┌──

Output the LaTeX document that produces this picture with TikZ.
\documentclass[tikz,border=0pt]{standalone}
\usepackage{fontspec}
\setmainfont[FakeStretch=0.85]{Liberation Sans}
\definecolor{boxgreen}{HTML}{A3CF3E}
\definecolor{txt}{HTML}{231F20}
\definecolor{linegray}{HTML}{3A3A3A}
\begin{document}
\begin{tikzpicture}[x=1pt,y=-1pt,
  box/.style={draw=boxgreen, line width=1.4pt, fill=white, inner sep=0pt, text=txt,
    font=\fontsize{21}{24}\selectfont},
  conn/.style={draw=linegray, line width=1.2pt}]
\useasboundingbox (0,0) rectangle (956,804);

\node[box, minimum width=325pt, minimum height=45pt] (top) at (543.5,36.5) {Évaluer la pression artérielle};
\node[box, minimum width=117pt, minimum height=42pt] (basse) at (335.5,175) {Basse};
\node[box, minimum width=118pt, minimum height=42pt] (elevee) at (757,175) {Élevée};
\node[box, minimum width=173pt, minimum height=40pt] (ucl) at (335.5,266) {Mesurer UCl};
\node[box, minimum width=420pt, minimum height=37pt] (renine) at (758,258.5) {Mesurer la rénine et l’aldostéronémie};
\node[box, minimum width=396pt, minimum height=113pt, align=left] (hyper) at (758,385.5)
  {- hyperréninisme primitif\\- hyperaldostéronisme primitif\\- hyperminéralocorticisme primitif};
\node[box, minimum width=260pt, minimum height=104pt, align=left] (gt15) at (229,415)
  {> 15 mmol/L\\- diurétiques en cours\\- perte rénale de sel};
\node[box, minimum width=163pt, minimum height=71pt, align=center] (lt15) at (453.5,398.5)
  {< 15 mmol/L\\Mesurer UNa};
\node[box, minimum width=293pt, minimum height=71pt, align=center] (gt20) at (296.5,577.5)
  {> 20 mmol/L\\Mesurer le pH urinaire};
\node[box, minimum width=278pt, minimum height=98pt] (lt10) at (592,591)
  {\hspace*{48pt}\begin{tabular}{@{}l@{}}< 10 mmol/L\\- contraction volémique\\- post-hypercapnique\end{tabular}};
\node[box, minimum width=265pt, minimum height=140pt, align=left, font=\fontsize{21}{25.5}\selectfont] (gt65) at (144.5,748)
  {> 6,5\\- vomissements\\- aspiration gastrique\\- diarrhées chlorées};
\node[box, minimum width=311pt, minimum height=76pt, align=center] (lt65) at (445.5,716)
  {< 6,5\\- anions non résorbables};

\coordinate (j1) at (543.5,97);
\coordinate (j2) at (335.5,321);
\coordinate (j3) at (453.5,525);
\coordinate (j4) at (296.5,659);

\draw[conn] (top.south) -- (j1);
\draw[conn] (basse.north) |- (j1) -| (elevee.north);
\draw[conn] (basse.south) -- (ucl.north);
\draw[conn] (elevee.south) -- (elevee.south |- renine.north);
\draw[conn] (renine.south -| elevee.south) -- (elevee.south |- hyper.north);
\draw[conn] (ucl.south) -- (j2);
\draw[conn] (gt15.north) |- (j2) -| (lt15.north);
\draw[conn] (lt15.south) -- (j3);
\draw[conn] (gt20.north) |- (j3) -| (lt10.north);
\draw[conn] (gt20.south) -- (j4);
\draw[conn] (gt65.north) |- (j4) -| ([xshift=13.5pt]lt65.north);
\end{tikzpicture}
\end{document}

└──

SET TASK » What you return should be the lines from the start of the data through the line with "(0,0) rectangle (956,804);", quoted exactly and nothing more.

FINISHED EXERCISE »
Output the LaTeX document that produces this picture with TikZ.
\documentclass[tikz,border=0pt]{standalone}
\usepackage{fontspec}
\setmainfont[FakeStretch=0.85]{Liberation Sans}
\definecolor{boxgreen}{HTML}{A3CF3E}
\definecolor{txt}{HTML}{231F20}
\definecolor{linegray}{HTML}{3A3A3A}
\begin{document}
\begin{tikzpicture}[x=1pt,y=-1pt,
  box/.style={draw=boxgreen, line width=1.4pt, fill=white, inner sep=0pt, text=txt,
    font=\fontsize{21}{24}\selectfont},
  conn/.style={draw=linegray, line width=1.2pt}]
\useasboundingbox (0,0) rectangle (956,804);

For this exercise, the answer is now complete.